--- TASK DESCRIPTION ---
Pictures stay out of this copy, which runs from the first line of the material through the line containing "const GREEN = '#008000';".
- - -
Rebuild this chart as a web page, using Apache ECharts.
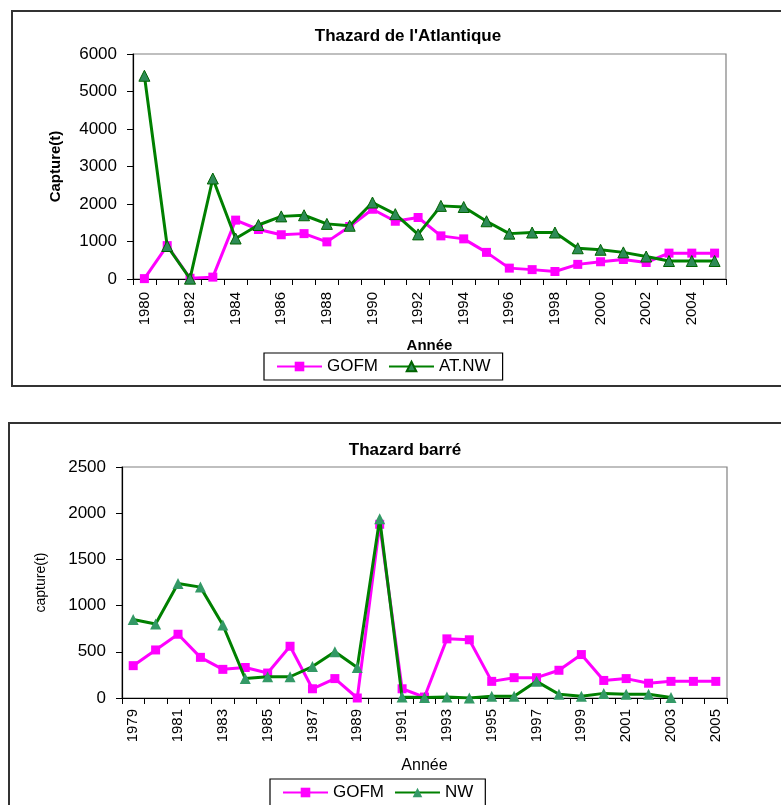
<!DOCTYPE html>
<html>
<head>
<meta charset="utf-8">
<script src="https://cdn.jsdelivr.net/npm/echarts@6/dist/echarts.min.js"></script>
<style>
html,body{margin:0;padding:0;background:#fff;}
#c{width:781px;height:805px;}
</style>
</head>
<body>
<div id="c"></div>
<script>
// ---- Top chart: Thazard de l'Atlantique ----
const yearsTop = ['1980','1981','1982','1983','1984','1985','1986','1987','1988','1989','1990','1991','1992','1993','1994','1995','1996','1997','1998','1999','2000','2001','2002','2003','2004','2005'];
const gofmTop = [10,890,20,50,1570,1320,1180,1210,990,1400,1860,1540,1640,1150,1070,710,290,250,200,390,460,520,440,690,690,690];
const atnwTop = [5420,880,10,2680,1080,1440,1670,1700,1470,1420,2040,1730,1190,1950,1920,1540,1210,1240,1240,820,780,710,600,480,480,480];
const yTicksTop = [0,1000,2000,3000,4000,5000,6000];

// ---- Bottom chart: Thazard barré ----
const yearsBot = ['1979','1980','1981','1982','1983','1984','1985','1986','1987','1988','1989','1990','1991','1992','1993','1994','1995','1996','1997','1998','1999','2000','2001','2002','2003','2004','2005'];
const gofmBot = [350,520,690,440,310,330,270,560,100,210,0,1880,100,10,640,630,180,220,220,300,470,190,210,160,180,180,180];
const nwBot = [850,800,1240,1200,790,210,230,230,340,500,330,1940,10,5,10,0,20,20,180,40,20,50,40,40,5,null,null];
const yTicksBot = [0,500,1000,1500,2000,2500];

const FONT = '"Liberation Sans", Arial, sans-serif';
const PINK = '#FF00FF';
const GREEN = '#008000';

const chart = echarts.init(document.getElementById('c'), null, {renderer:'canvas'});

function xAxisCfg(gridIndex, data, nameGap, bold, nameSize, labelMargin){
  return {
    type:'category', gridIndex, data, boundaryGap:true,
    name:'Année', nameLocation:'middle', nameGap,
    nameTextStyle:{fontFamily:FONT, fontSize:nameSize, fontWeight:bold?'bold':'normal', color:'#000'},
    axisLine:{show:true, lineStyle:{color:'#000', width:1.2}},
    axisTick:{show:true, interval:0, length:6, lineStyle:{color:'#000'}},
    axisLabel:{interval:1, rotate:90, margin:labelMargin, fontFamily:FONT, fontSize:15, color:'#000'},
    splitLine:{show:false}
  };
}
function yAxisCfg(gridIndex, ticks, name, nameGap, bold, nameSize){
  return {
    type:'value', gridIndex, min:ticks[0], max:ticks[ticks.length-1], interval:ticks[1]-ticks[0],
    name, nameLocation:'middle', nameGap, nameRotate:90,
    nameTextStyle:{fontFamily:FONT, fontSize:nameSize, fontWeight:bold?'bold':'normal', color:'#000'},
    axisLine:{show:true, lineStyle:{color:'#000', width:1.2}},
    axisTick:{show:true, length:6, lineStyle:{color:'#000'}},
    axisLabel:{margin:16, fontFamily:FONT, fontSize:17, color:'#000', formatter:(v)=>String(v)},
    splitLine:{show:false}
  };
}

const option = {
  animation:false,
  backgroundColor:'#fff',
  title:[
    {text:"Thazard de l'Atlantique", left:403, top:23, textAlign:'center',
     textStyle:{fontFamily:FONT, fontSize:17, fontWeight:'bold', color:'#000'}},
    {text:'Thazard barré', left:400, top:437, textAlign:'center',
     textStyle:{fontFamily:FONT, fontSize:17, fontWeight:'bold', color:'#000'}}
  ],
  grid:[
    {left:133, top:54, width:593, height:225, show:true, borderColor:'#808080', borderWidth:1.2, backgroundColor:'transparent'},
    {left:122, top:467, width:605, height:231, show:true, borderColor:'#808080', borderWidth:1.2, backgroundColor:'transparent'}
  ],
  xAxis:[
    xAxisCfg(0, yearsTop, 59, true, 15, 13),
    xAxisCfg(1, yearsBot, 60, false, 16, 11)
  ],
  yAxis:[
    yAxisCfg(0, yTicksTop, 'Capture(t)', 70, true, 15),
    yAxisCfg(1, yTicksBot, 'capture(t)', 74, false, 14)
  ],
  legend:[
    {data:['GOFM','AT.NW'], left:264, top:353, orient:'horizontal',
     itemWidth:45, itemHeight:12, itemGap:10, padding:[5,12,5,12],
     borderColor:'#000', borderWidth:1.2, backgroundColor:'#fff',
     textStyle:{fontFamily:FONT, fontSize:17, color:'#000'}},
    {data:['GOFM','NW'], left:270, top:779, orient:'horizontal',
     itemWidth:45, itemHeight:12, itemGap:10, padding:[5,12,5,12],
     borderColor:'#000', borderWidth:1.2, backgroundColor:'#fff',
     textStyle:{fontFamily:FONT, fontSize:17, color:'#000'}}
  ],
  graphic:[
    {type:'rect', shape:{x:12, y:11, width:800, height:375}, style:{fill:'none', stroke:'#333', lineWidth:2}, silent:true, z:-1},
    {type:'rect', shape:{x:9, y:423, width:800, height:420}, style:{fill:'none', stroke:'#333', lineWidth:2}, silent:true, z:-1}
  ],
  series:[
    {name:'GOFM', type:'line', xAxisIndex:0, yAxisIndex:0, data:gofmTop,
     symbol:'rect', symbolSize:9, lineStyle:{color:PINK, width:3}, itemStyle:{color:PINK}, z:2},
    {name:'AT.NW', type:'line', xAxisIndex:0, yAxisIndex:0, data:atnwTop,
     symbol:'triangle', symbolSize:11, lineStyle:{color:GREEN, width:3},
     itemStyle:{color:'#2E8B57', borderColor:'#006400', borderWidth:1}, z:3},
    {name:'GOFM', type:'line', xAxisIndex:1, yAxisIndex:1, data:gofmBot,
     symbol:'rect', symbolSize:9, lineStyle:{color:PINK, width:3}, itemStyle:{color:PINK}, z:2},
    {name:'NW', type:'line', xAxisIndex:1, yAxisIndex:1, data:nwBot, connectNulls:false,
     symbol:'triangle', symbolSize:11, lineStyle:{color:GREEN, width:3},
     itemStyle:{color:'#339966', borderColor:'#339966', borderWidth:0}, z:3}
  ]
};
chart.setOption(option);
</script>
</body>
</html>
- - -
--- THE ANSWER ---
Rebuild this chart as a web page, using Apache ECharts.
<!DOCTYPE html>
<html>
<head>
<meta charset="utf-8">
<script src="https://cdn.jsdelivr.net/npm/echarts@6/dist/echarts.min.js"></script>
<style>
html,body{margin:0;padding:0;background:#fff;}
#c{width:781px;height:805px;}
</style>
</head>
<body>
<div id="c"></div>
<script>
// ---- Top chart: Thazard de l'Atlantique ----
const yearsTop = ['1980','1981','1982','1983','1984','1985','1986','1987','1988','1989','1990','1991','1992','1993','1994','1995','1996','1997','1998','1999','2000','2001','2002','2003','2004','2005'];
const gofmTop = [10,890,20,50,1570,1320,1180,1210,990,1400,1860,1540,1640,1150,1070,710,290,250,200,390,460,520,440,690,690,690];
const atnwTop = [5420,880,10,2680,1080,1440,1670,1700,1470,1420,2040,1730,1190,1950,1920,1540,1210,1240,1240,820,780,710,600,480,480,480];
const yTicksTop = [0,1000,2000,3000,4000,5000,6000];

// ---- Bottom chart: Thazard barré ----
const yearsBot = ['1979','1980','1981','1982','1983','1984','1985','1986','1987','1988','1989','1990','1991','1992','1993','1994','1995','1996','1997','1998','1999','2000','2001','2002','2003','2004','2005'];
const gofmBot = [350,520,690,440,310,330,270,560,100,210,0,1880,100,10,640,630,180,220,220,300,470,190,210,160,180,180,180];
const nwBot = [850,800,1240,1200,790,210,230,230,340,500,330,1940,10,5,10,0,20,20,180,40,20,50,40,40,5,null,null];
const yTicksBot = [0,500,1000,1500,2000,2500];

const FONT = '"Liberation Sans", Arial, sans-serif';
const PINK = '#FF00FF';
const GREEN = '#008000';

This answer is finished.